ADV FEST isn’t just about twisting throttles – it’s about the tribe. Each night the paddock turned into a social event with spit roasts, cold tins, and the kind of campfire yarns that get bigger and better with every retelling. Old mates picked up right where they left off, while new friendships were forged over busted levers, wrong turns, and “it was way steeper than it looked” near-misses.

One bloke’s tale summed it up better than any promo video could. He managed to park his T7 in a flooded creek for a full 24 hours before a local farmer hauled it out with a tractor. Two oil changes later, he still fronted up at ADV FEST – minus his Nomad Moto 40L Roll Bag, which floated downstream to a new life. But in true ADV karma, he jagged a brand-new Roll Bag in the prize draw that same night. Can’t make this stuff up.

The vibe? Pure ADV. A little rough around the edges, a long way from polished, and brimming with passion.

The Verdict

ADV FEST 2025 didn’t just clock up the biggest headcount of any ADV event in Australia – it felt like the most important one yet.
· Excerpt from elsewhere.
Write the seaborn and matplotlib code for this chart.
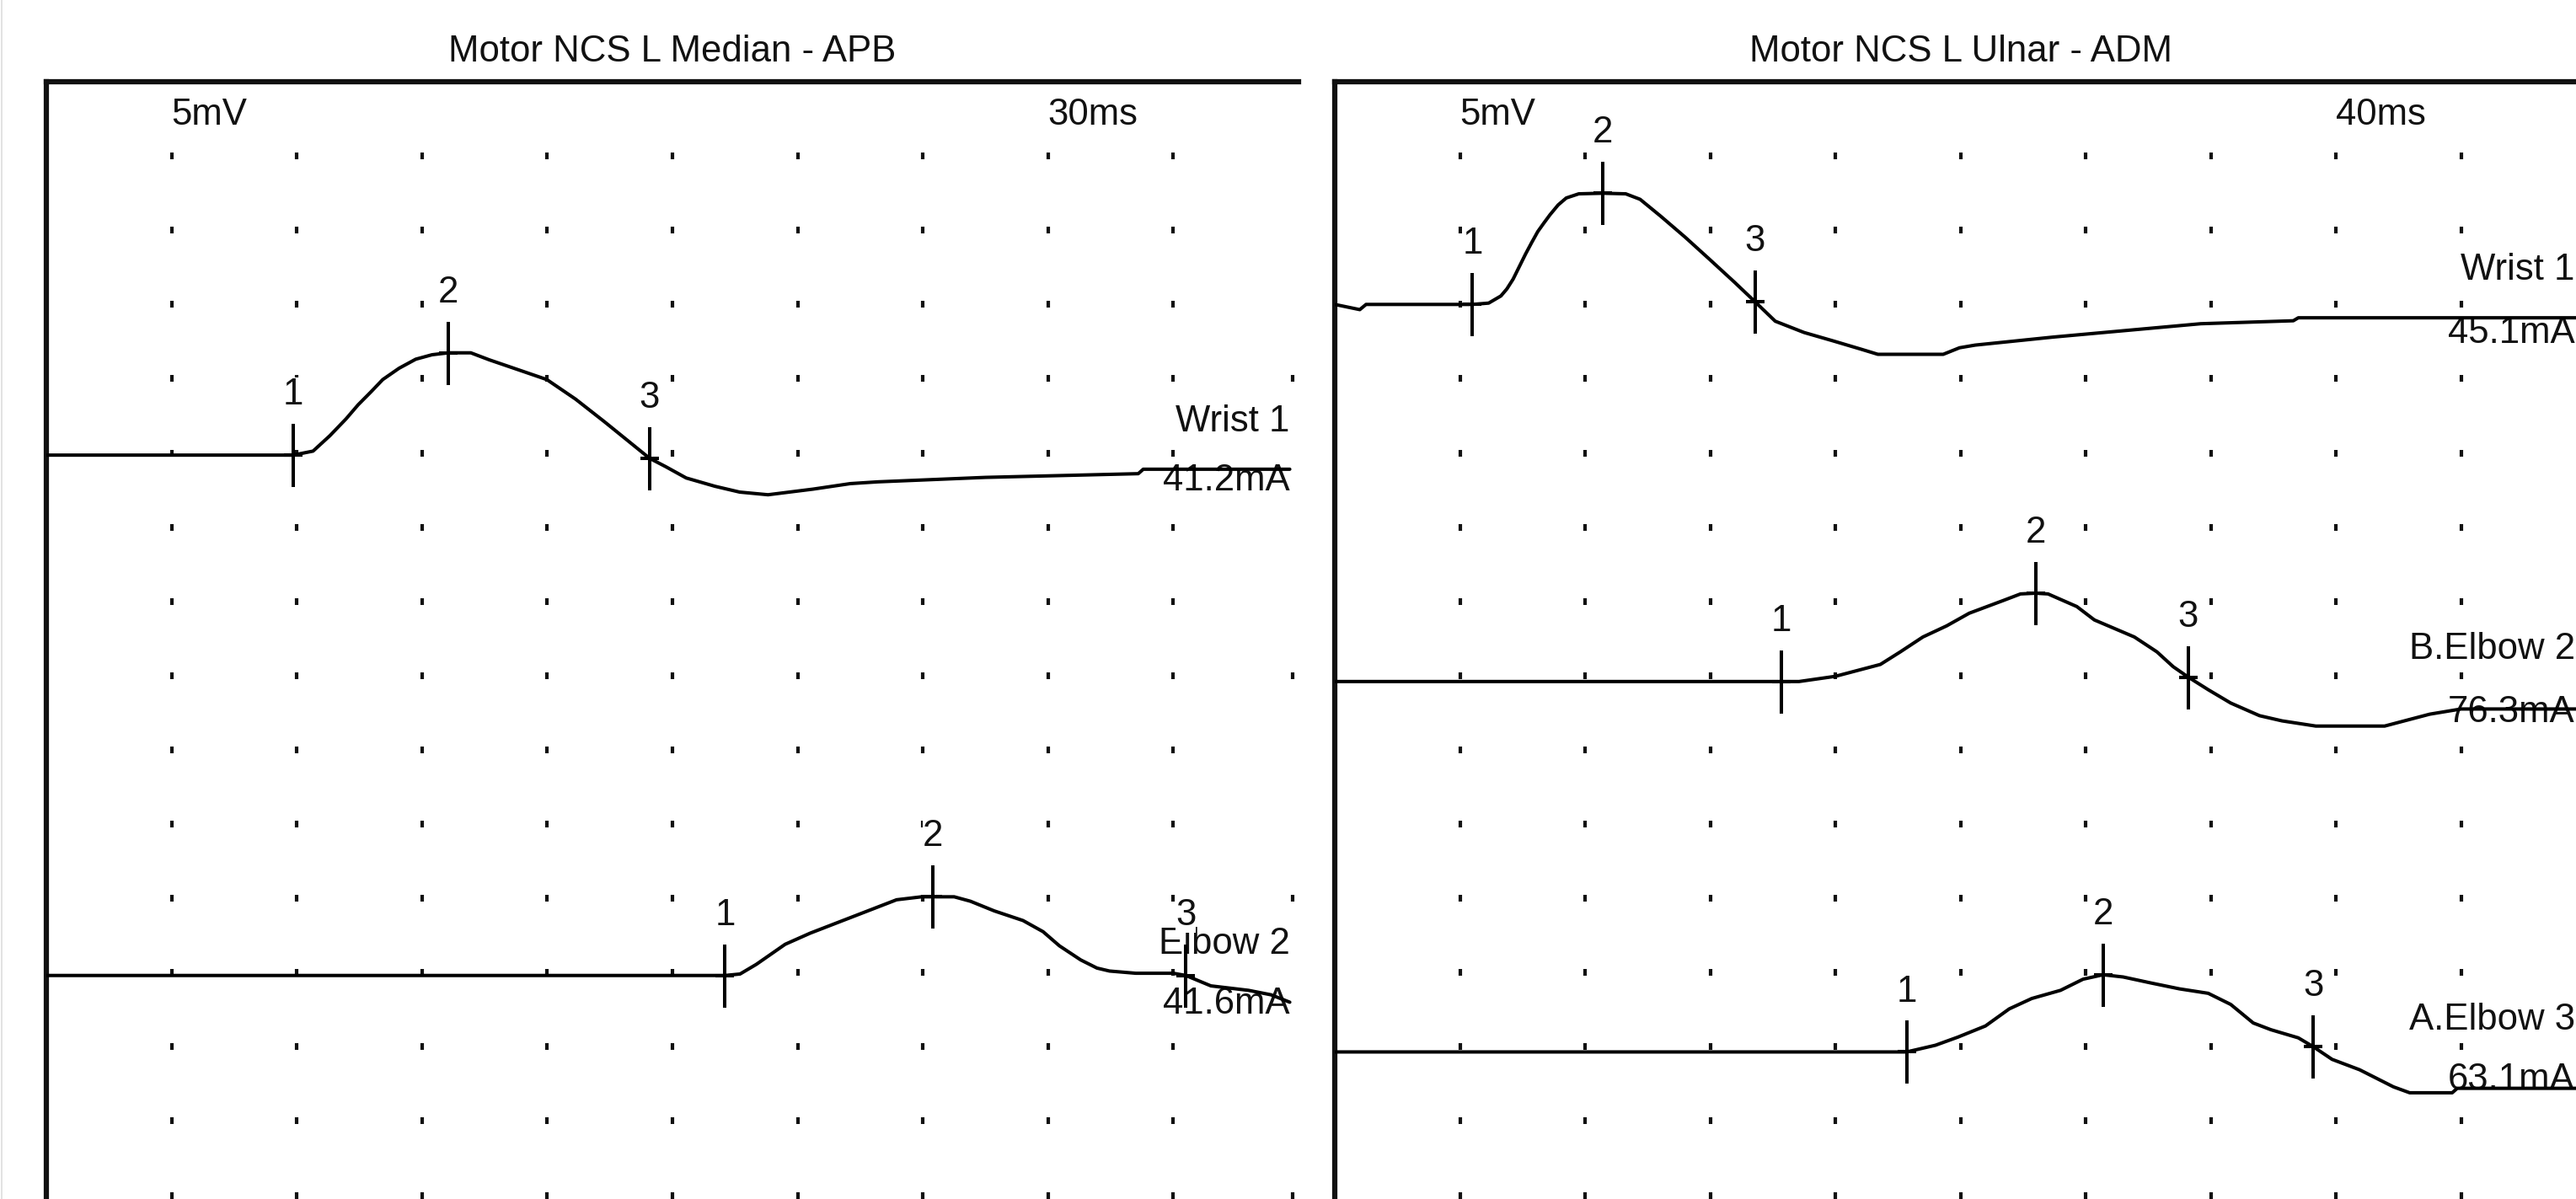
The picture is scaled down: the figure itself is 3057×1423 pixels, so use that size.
import numpy as np
import seaborn as sns
import matplotlib.pyplot as plt
from matplotlib.path import Path
from matplotlib.lines import Line2D

#========================================================================================================
# Waveform data (time in ms, amplitude in mV relative to each trace's own baseline)
#========================================================================================================

#Motor NCS L Median - APB (3 ms/div, 5 mV/div)
median_wrist_t = [0, 5.91, 6.39, 6.79, 7.18, 7.47, 7.77, 8.06, 8.45, 8.85, 9.24, 9.63, 10.17, 10.61, 11.40,
                  11.99, 12.68, 13.37, 13.95, 14.45, 14.84, 15.33, 16.02, 16.61, 17.29, 18.37, 19.26, 19.92,
                  22.5, 26.16, 26.28, 29.79]
median_wrist_mv = [0, 0, 0.27, 1.3, 2.44, 3.39, 4.24, 5.09, 5.85, 6.46, 6.76, 6.89, 6.89, 6.42, 5.66,
                   5.09, 3.77, 2.25, 0.93, -0.21, -0.78, -1.54, -2.1, -2.49, -2.67, -2.29, -1.92, -1.8,
                   -1.5, -1.25, -0.95, -0.95]
median_wrist_marks_t = [5.91, 9.63, 14.45]
median_wrist_marks_mv = [0, 6.89, -0.21]

median_elbow_t = [0, 16.26, 16.62, 17.01, 17.7, 18.3, 18.99, 19.68, 20.37, 20.97, 21.24, 21.75, 22.14, 22.71,
                  23.4, 23.88, 24.27, 24.78, 25.17, 25.47, 26.1, 27.0, 27.3, 27.9, 28.8, 29.34, 29.79]
median_elbow_mv = [0, 0, 0.1, 0.75, 2.1, 2.85, 3.6, 4.35, 5.1, 5.3, 5.3, 5.3, 5.0, 4.35,
                   3.7, 2.95, 2.0, 1.05, 0.5, 0.3, 0.15, 0.15, 0.0, -0.7, -1.0, -1.3, -1.8]
median_elbow_marks_t = [16.26, 21.24, 27.3]
median_elbow_marks_mv = [0, 5.3, 0.0]

#Motor NCS L Ulnar - ADM (4 ms/div, 5 mV/div)
ulnar_wrist_t = [0, 0.8, 1.0, 4.4, 4.92, 5.31, 5.50, 5.70, 5.90, 6.10, 6.29, 6.49, 6.68, 6.88, 7.14, 7.40,
                 7.80, 8.56, 9.30, 9.76, 10.42, 11.20, 11.99, 12.77, 13.43, 14.08, 15.0, 15.92, 16.83,
                 17.36, 19.45, 19.97, 20.47, 22.96, 27.68, 30.64, 30.8, 39.68]
ulnar_wrist_mv = [0, -0.35, 0, 0, 0.09, 0.57, 1.04, 1.70, 2.55, 3.40, 4.15, 4.91, 5.47, 6.04, 6.70, 7.17,
                  7.45, 7.49, 7.45, 7.08, 5.94, 4.53, 3.02, 1.51, 0.19, -1.13, -1.89, -2.45, -3.02,
                  -3.36, -3.36, -2.92, -2.74, -2.2, -1.3, -1.1, -0.9, -0.9]
ulnar_wrist_marks_t = [4.4, 8.56, 13.43]
ulnar_wrist_marks_mv = [0, 7.49, 0.19]

ulnar_belbow_t = [0, 14.28, 14.84, 16.0, 17.44, 18.08, 18.8, 19.56, 20.28, 21.36, 21.92, 22.4, 22.8, 23.72,
                  24.28, 25.56, 26.28, 26.8, 27.28, 27.92, 28.64, 29.56, 30.28, 31.36, 33.56, 34.28, 35.0,
                  36.0, 39.68]
ulnar_belbow_mv = [0, 0, 0, 0.35, 1.15, 2.0, 3.0, 3.75, 4.6, 5.45, 5.9, 5.95, 5.9, 5.05,
                   4.15, 3.0, 2.0, 1.0, 0.3, -0.55, -1.45, -2.3, -2.65, -3.0, -3.0, -2.6, -2.2,
                   -1.85, -1.85]
ulnar_belbow_marks_t = [14.28, 22.4, 27.28]
ulnar_belbow_marks_mv = [0, 5.95, 0.3]

ulnar_aelbow_t = [0, 18.28, 19.2, 19.92, 20.8, 21.56, 22.28, 23.2, 23.92, 24.56, 25.2, 26.08, 27.0, 27.92,
                  28.64, 29.36, 29.92, 30.8, 31.28, 31.88, 32.76, 33.84, 34.36, 35.72, 35.88, 39.68]
ulnar_aelbow_mv = [0, 0, 0.45, 1.0, 1.75, 2.9, 3.6, 4.15, 4.9, 5.2, 5.05, 4.65, 4.25, 3.95,
                   3.2, 1.95, 1.5, 0.95, 0.35, -0.5, -1.2, -2.35, -2.75, -2.75, -2.45, -2.45]
ulnar_aelbow_marks_t = [18.28, 24.56, 31.28]
ulnar_aelbow_marks_mv = [0, 5.2, 0.35]

#Trace names and stimulus currents
median_names = ["Wrist 1", "Elbow 2"]
median_currents = ["41.2mA", "41.6mA"]
ulnar_names = ["Wrist 1", "B.Elbow 2", "A.Elbow 3"]
ulnar_currents = ["45.1mA", "76.3mA", "63.1mA"]

#========================================================================================================
# Layout settings
#========================================================================================================

W, H, DPI = 3057, 1423, 100
top_px = 97          #top border of both panels
div_px = 88.1        #vertical size of one division
n_div_y = 16
mv_per_div = 5
font_size = 31.5
ink = '#111111'

panels = [
    {'title': "Motor NCS L Median - APB", 'left_px': 55, 'width_px': 1486, 'ms_per_div': 3, 'sweep': "30ms",
     'traces': [(median_wrist_t, median_wrist_mv, median_wrist_marks_t, median_wrist_marks_mv),
                (median_elbow_t, median_elbow_mv, median_elbow_marks_t, median_elbow_marks_mv)],
     'names': median_names, 'currents': median_currents,
     'baseline_div': [5.03, 12.04], 'name_div': [4.71, 11.75], 'current_div': [5.51, 12.55],
     'label_x_div': 9.93, 'extra_dot_rows': [4, 8, 11, 15]},
    {'title': "Motor NCS L Ulnar - ADM", 'left_px': 1584, 'width_px': 1485, 'ms_per_div': 4, 'sweep': "40ms",
     'traces': [(ulnar_wrist_t, ulnar_wrist_mv, ulnar_wrist_marks_t, ulnar_wrist_marks_mv),
                (ulnar_belbow_t, ulnar_belbow_mv, ulnar_belbow_marks_t, ulnar_belbow_marks_mv),
                (ulnar_aelbow_t, ulnar_aelbow_mv, ulnar_aelbow_marks_t, ulnar_aelbow_marks_mv)],
     'names': ulnar_names, 'currents': ulnar_currents,
     'baseline_div': [3.0, 8.08, 13.07], 'name_div': [2.67, 7.78, 12.77], 'current_div': [3.52, 8.63, 13.58],
     'label_x_div': 9.91, 'extra_dot_rows': []},
]

#Cursor marker: tall vertical bar with a short horizontal bar
cursor = Path([(0, -1), (0, 1), (-0.3, 0), (0.3, 0)],
              [Path.MOVETO, Path.LINETO, Path.MOVETO, Path.LINETO])

#========================================================================================================
# Plot
#========================================================================================================

sns.set_style("white")
plt.rcParams['font.family'] = ['Liberation Sans', 'DejaVu Sans']

fig = plt.figure(figsize=(W / DPI, H / DPI), dpi=DPI)
fig.patch.set_facecolor('white')

ax_h = n_div_y * div_px / H
ax_top = 1 - top_px / H

for p in panels:
    ax = fig.add_axes([p['left_px'] / W, ax_top - ax_h, p['width_px'] / W, ax_h])
    ax.set_facecolor('white')
    ms = p['ms_per_div']
    ax.set_xlim(0, 10 * ms)
    ax.set_ylim(-n_div_y * mv_per_div, 0)

    #Dotted division grid
    cols = np.arange(1, 10)
    rows = np.arange(1, 16)
    gx, gy = np.meshgrid(cols * ms, -rows * mv_per_div)
    ax.plot(gx.ravel(), gy.ravel(), ls='none', marker='|', ms=6, mew=3.0, color=ink, zorder=1)
    if p['extra_dot_rows']:
        er = np.array(p['extra_dot_rows'])
        ax.plot(np.full(len(er), 10 * ms - 0.05 * ms), -er * mv_per_div, ls='none', marker='|',
                ms=6, mew=3.0, color=ink, zorder=1, clip_on=False)

    #Scale labels
    ax.text(1 * ms, -0.579 * mv_per_div, "5mV", ha='left', va='baseline', fontsize=font_size, color=ink)
    ax.text(8 * ms, -0.579 * mv_per_div, p['sweep'], ha='left', va='baseline', fontsize=font_size, color=ink)

    #Traces, cursors and labels
    for i, (t, mv, mt, mmv) in enumerate(p['traces']):
        off = -p['baseline_div'][i] * mv_per_div
        sns.lineplot(x=np.array(t), y=np.array(mv) + off, ax=ax, sort=False, estimator=None,
                     color='black', linewidth=2.9, zorder=4)
        ax.plot(mt, np.array(mmv) + off, ls='none', marker=cursor, ms=54, mew=2.9,
                color='black', zorder=5)
        for k, (x, y) in enumerate(zip(mt, mmv)):
            ax.text(x, y + off + 0.68 * mv_per_div, str(k + 1), ha='center', va='baseline',
                    fontsize=font_size, color=ink, zorder=3,
                    bbox=dict(facecolor='white', edgecolor='none', pad=0))
        lx = p['label_x_div'] * ms
        ax.text(lx, -p['name_div'][i] * mv_per_div, p['names'][i], ha='right', va='baseline',
                fontsize=font_size, color=ink, zorder=2, clip_on=False)
        ax.text(lx, -p['current_div'][i] * mv_per_div, p['currents'][i], ha='right', va='baseline',
                fontsize=font_size, color=ink, zorder=2, clip_on=False)

    #Frame: only top and left borders are visible
    for side in ['right', 'bottom']:
        ax.spines[side].set_visible(False)
    for side in ['top', 'left']:
        ax.spines[side].set_visible(True)
        ax.spines[side].set_linewidth(4.5)
        ax.spines[side].set_color(ink)
    ax.set_xticks([])
    ax.set_yticks([])
    ax.set_xlabel('')
    ax.set_ylabel('')
    ax.set_title(p['title'], fontsize=font_size, color=ink, pad=17.3)

#Faint window edge at the far left
fig.add_artist(Line2D([0.0006, 0.0006], [0, 1], transform=fig.transFigure, color='#dddddd', lw=1.2))

plt.savefig('out.png', dpi=DPI, facecolor='white')
plt.close()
A deadset sign that adventure riding isn’t some little side hustle in the moto world anymore – it’s the fastest-growing, most community-driven corner of the sport, and it’s only picking up steam.

From wide-eyed first-timers on shiny mid-weight twins to rally-hardened vets wringing the necks of their 690s, everyone found their groove. The local loops around Dorrigo held up a treat, and by Sunday the skies had played nice, so the ride home was smooth sailing – well, as smooth as it gets when your socks are still damp and your chain sounds like a rusty gate. Riders rolled out buzzing, bikes dirty, heads full of yarns, and already scheming their return.

If you pulled the pin this year, don’t make the same mistake twice. Circle August 21–23, 2026, in your calendar now: same town, same venue, same tribe – just bigger, louder, and muddier. Because when it comes to ADV in Australia, all roads – and all dirt – lead to Dorrigo.

Volunteers & Crew

Events this big don’t just magically run themselves – there’s no fairy dust in adventure riding. A massive shout-out goes to the Armidale ADV Riders Group, with legends like Mick Mayled, Peter Mayled, Jeff “Ox” Kelly, and the ever-present grin of Dave “Millsy” Mills, who’s basically become the unofficial mascot of ADV FEST. These blokes kept the wheels turning when things threatened to go pear-shaped.

Backing them up were our own tireless volunteers – Jason, Steven, and Gavin – plus my family, who didn’t just come along for the ride but rolled up their sleeves and got stuck in. From marking trails to herding riders to making sure no one tipped a bike onto the spit roast, they did it all. Without this crew, ADV FEST would’ve looked less like a slick festival and more like a bush doof gone wrong.